> **Collected material**
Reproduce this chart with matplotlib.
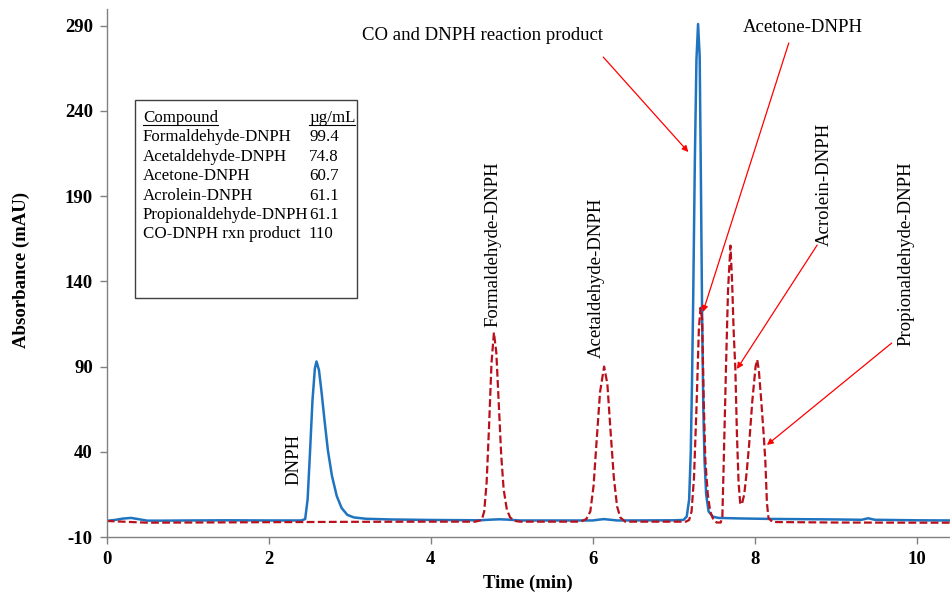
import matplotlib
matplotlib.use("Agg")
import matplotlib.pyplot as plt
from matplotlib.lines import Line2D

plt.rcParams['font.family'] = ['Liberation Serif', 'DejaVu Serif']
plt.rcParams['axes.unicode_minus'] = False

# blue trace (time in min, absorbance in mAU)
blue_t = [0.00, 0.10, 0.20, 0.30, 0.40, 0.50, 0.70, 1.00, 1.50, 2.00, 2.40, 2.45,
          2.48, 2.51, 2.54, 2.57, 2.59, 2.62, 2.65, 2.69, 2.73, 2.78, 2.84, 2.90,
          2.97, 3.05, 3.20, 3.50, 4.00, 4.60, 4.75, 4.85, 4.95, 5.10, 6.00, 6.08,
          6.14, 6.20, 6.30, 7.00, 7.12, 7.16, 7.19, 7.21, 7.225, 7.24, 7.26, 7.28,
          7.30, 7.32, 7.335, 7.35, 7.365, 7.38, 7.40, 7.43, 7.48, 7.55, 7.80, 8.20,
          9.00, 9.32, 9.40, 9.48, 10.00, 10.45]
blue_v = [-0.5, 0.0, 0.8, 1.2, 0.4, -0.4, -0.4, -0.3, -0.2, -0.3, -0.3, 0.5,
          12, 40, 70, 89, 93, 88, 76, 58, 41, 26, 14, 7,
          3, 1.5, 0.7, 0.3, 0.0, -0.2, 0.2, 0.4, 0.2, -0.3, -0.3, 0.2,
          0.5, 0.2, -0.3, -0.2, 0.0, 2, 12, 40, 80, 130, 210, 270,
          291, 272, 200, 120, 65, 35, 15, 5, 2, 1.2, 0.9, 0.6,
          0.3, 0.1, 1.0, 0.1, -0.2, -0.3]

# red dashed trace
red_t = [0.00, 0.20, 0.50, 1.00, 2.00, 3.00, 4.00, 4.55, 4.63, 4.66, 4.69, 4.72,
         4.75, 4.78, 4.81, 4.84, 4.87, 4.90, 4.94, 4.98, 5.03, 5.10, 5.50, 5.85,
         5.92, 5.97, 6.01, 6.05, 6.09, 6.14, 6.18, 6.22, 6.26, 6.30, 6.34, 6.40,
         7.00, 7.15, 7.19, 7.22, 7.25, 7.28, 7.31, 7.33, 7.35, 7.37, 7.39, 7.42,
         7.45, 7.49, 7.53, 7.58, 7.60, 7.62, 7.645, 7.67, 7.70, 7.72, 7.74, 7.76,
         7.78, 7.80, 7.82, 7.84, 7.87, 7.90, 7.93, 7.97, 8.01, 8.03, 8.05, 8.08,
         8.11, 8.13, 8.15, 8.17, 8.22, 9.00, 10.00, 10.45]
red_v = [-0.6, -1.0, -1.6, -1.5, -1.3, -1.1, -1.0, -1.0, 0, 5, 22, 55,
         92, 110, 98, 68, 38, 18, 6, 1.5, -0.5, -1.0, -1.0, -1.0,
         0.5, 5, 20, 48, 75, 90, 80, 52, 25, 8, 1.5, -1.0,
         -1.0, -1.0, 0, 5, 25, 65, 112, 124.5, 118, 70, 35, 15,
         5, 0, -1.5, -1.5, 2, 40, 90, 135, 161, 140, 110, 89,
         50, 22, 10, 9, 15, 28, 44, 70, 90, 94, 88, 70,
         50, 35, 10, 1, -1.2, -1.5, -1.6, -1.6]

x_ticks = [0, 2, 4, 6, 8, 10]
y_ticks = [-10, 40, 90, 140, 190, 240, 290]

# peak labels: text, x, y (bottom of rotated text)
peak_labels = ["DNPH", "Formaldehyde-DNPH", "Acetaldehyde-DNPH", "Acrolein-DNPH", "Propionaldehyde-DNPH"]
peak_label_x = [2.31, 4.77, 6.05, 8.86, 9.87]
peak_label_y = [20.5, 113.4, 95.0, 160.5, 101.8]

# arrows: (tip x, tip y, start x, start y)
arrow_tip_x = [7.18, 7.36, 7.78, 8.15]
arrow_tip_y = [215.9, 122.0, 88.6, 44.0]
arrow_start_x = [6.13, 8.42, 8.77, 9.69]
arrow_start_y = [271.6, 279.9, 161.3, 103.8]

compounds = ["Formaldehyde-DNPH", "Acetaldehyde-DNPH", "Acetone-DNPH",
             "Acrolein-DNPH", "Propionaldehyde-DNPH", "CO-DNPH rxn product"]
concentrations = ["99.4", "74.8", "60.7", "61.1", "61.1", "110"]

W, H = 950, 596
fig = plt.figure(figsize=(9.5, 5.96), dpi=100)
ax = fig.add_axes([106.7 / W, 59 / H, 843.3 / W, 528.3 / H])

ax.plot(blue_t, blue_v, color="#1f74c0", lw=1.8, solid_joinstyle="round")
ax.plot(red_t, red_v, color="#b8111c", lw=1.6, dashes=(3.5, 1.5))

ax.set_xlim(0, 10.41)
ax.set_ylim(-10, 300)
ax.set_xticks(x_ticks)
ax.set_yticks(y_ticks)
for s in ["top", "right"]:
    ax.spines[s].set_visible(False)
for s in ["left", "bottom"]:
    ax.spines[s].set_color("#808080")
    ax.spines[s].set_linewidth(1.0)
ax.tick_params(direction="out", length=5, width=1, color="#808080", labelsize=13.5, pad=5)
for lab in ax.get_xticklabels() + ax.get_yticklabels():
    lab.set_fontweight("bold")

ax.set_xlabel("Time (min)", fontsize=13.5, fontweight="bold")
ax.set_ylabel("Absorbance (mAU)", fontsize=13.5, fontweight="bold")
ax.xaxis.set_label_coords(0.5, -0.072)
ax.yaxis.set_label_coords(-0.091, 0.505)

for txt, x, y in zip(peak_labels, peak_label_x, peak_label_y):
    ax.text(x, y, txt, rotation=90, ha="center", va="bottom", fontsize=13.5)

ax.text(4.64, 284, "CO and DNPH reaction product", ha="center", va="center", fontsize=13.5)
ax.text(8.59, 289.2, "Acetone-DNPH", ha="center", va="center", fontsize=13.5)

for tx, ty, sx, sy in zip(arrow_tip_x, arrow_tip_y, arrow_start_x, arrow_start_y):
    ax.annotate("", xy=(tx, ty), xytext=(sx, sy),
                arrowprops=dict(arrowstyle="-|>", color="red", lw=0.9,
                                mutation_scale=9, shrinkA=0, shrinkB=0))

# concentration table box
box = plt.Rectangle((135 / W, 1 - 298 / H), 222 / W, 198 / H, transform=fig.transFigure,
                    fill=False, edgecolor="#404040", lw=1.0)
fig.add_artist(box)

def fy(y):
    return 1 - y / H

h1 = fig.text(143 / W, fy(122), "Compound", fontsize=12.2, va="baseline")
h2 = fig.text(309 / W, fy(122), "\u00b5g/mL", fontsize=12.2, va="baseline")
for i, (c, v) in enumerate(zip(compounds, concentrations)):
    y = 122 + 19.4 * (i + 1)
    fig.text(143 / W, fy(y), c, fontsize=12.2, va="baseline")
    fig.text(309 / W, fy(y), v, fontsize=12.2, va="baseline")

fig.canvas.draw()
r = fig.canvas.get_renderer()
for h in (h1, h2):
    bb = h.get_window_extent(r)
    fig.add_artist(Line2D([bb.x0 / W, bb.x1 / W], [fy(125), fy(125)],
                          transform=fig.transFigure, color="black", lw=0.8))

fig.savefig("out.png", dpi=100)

> **Problem**
Give again, word for word, every line from the top of the data above to the line holding "plt.rcParams['axes.unicode_minus'] = False", inclusive, with the pictures left out.

> **Expected output**
Reproduce this chart with matplotlib.
import matplotlib
matplotlib.use("Agg")
import matplotlib.pyplot as plt
from matplotlib.lines import Line2D

plt.rcParams['font.family'] = ['Liberation Serif', 'DejaVu Serif']
plt.rcParams['axes.unicode_minus'] = False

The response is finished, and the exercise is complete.